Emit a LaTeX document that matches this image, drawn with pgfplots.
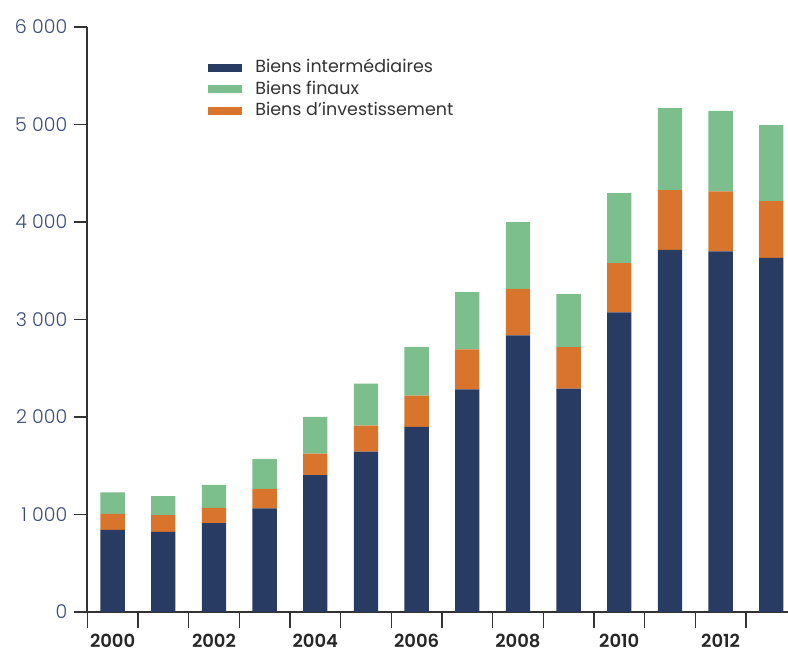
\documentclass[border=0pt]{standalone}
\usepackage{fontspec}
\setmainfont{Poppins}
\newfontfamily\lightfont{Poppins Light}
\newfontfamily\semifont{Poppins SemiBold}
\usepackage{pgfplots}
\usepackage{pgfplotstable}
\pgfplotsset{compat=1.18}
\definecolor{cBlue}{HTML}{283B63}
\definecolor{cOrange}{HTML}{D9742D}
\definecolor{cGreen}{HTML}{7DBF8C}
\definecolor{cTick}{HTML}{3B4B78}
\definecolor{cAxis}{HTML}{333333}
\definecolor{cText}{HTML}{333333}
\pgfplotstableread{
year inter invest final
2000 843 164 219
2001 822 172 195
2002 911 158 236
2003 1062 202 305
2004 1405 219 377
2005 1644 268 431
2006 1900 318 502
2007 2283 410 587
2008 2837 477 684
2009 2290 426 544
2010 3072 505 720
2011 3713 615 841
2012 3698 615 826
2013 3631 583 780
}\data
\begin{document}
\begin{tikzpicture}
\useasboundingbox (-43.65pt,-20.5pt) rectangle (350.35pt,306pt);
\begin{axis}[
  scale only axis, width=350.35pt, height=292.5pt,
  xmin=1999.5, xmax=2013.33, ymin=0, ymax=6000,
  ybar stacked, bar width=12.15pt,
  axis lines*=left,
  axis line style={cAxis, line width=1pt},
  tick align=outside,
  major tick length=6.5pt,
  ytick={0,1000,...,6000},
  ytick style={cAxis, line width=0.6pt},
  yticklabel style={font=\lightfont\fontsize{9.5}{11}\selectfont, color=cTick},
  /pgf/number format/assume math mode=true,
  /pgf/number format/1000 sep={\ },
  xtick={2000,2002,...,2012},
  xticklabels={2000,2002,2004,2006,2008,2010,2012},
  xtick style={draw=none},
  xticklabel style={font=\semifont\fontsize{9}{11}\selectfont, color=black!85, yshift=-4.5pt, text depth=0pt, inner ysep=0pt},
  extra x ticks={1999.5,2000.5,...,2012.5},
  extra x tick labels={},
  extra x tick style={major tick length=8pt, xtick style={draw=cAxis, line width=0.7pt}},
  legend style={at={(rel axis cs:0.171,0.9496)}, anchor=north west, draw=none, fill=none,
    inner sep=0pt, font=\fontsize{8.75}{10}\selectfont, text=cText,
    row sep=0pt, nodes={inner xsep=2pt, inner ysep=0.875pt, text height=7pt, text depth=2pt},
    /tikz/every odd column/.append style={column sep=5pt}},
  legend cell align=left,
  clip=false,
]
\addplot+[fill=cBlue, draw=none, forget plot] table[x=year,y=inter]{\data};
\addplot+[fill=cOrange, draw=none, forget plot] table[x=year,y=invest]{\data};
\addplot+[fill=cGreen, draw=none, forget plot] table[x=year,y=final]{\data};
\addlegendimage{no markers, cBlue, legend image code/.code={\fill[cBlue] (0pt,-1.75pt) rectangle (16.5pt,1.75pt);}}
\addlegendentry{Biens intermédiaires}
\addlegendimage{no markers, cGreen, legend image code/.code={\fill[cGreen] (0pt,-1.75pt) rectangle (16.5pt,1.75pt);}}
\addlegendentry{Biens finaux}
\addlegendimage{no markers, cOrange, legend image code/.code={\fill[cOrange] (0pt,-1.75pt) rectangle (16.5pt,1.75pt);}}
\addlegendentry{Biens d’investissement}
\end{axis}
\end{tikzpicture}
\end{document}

| Task |
Write the material out again exactly as it appears, dropping the pictures.

| Solution to the problem |
Emit a LaTeX document that matches this image, drawn with pgfplots.
\documentclass[border=0pt]{standalone}
\usepackage{fontspec}
\setmainfont{Poppins}
\newfontfamily\lightfont{Poppins Light}
\newfontfamily\semifont{Poppins SemiBold}
\usepackage{pgfplots}
\usepackage{pgfplotstable}
\pgfplotsset{compat=1.18}
\definecolor{cBlue}{HTML}{283B63}
\definecolor{cOrange}{HTML}{D9742D}
\definecolor{cGreen}{HTML}{7DBF8C}
\definecolor{cTick}{HTML}{3B4B78}
\definecolor{cAxis}{HTML}{333333}
\definecolor{cText}{HTML}{333333}
\pgfplotstableread{
year inter invest final
2000 843 164 219
2001 822 172 195
2002 911 158 236
2003 1062 202 305
2004 1405 219 377
2005 1644 268 431
2006 1900 318 502
2007 2283 410 587
2008 2837 477 684
2009 2290 426 544
2010 3072 505 720
2011 3713 615 841
2012 3698 615 826
2013 3631 583 780
}\data
\begin{document}
\begin{tikzpicture}
\useasboundingbox (-43.65pt,-20.5pt) rectangle (350.35pt,306pt);
\begin{axis}[
  scale only axis, width=350.35pt, height=292.5pt,
  xmin=1999.5, xmax=2013.33, ymin=0, ymax=6000,
  ybar stacked, bar width=12.15pt,
  axis lines*=left,
  axis line style={cAxis, line width=1pt},
  tick align=outside,
  major tick length=6.5pt,
  ytick={0,1000,...,6000},
  ytick style={cAxis, line width=0.6pt},
  yticklabel style={font=\lightfont\fontsize{9.5}{11}\selectfont, color=cTick},
  /pgf/number format/assume math mode=true,
  /pgf/number format/1000 sep={\ },
  xtick={2000,2002,...,2012},
  xticklabels={2000,2002,2004,2006,2008,2010,2012},
  xtick style={draw=none},
  xticklabel style={font=\semifont\fontsize{9}{11}\selectfont, color=black!85, yshift=-4.5pt, text depth=0pt, inner ysep=0pt},
  extra x ticks={1999.5,2000.5,...,2012.5},
  extra x tick labels={},
  extra x tick style={major tick length=8pt, xtick style={draw=cAxis, line width=0.7pt}},
  legend style={at={(rel axis cs:0.171,0.9496)}, anchor=north west, draw=none, fill=none,
    inner sep=0pt, font=\fontsize{8.75}{10}\selectfont, text=cText,
    row sep=0pt, nodes={inner xsep=2pt, inner ysep=0.875pt, text height=7pt, text depth=2pt},
    /tikz/every odd column/.append style={column sep=5pt}},
  legend cell align=left,
  clip=false,
]
\addplot+[fill=cBlue, draw=none, forget plot] table[x=year,y=inter]{\data};
\addplot+[fill=cOrange, draw=none, forget plot] table[x=year,y=invest]{\data};
\addplot+[fill=cGreen, draw=none, forget plot] table[x=year,y=final]{\data};
\addlegendimage{no markers, cBlue, legend image code/.code={\fill[cBlue] (0pt,-1.75pt) rectangle (16.5pt,1.75pt);}}
\addlegendentry{Biens intermédiaires}
\addlegendimage{no markers, cGreen, legend image code/.code={\fill[cGreen] (0pt,-1.75pt) rectangle (16.5pt,1.75pt);}}
\addlegendentry{Biens finaux}
\addlegendimage{no markers, cOrange, legend image code/.code={\fill[cOrange] (0pt,-1.75pt) rectangle (16.5pt,1.75pt);}}
\addlegendentry{Biens d’investissement}
\end{axis}
\end{tikzpicture}
\end{document}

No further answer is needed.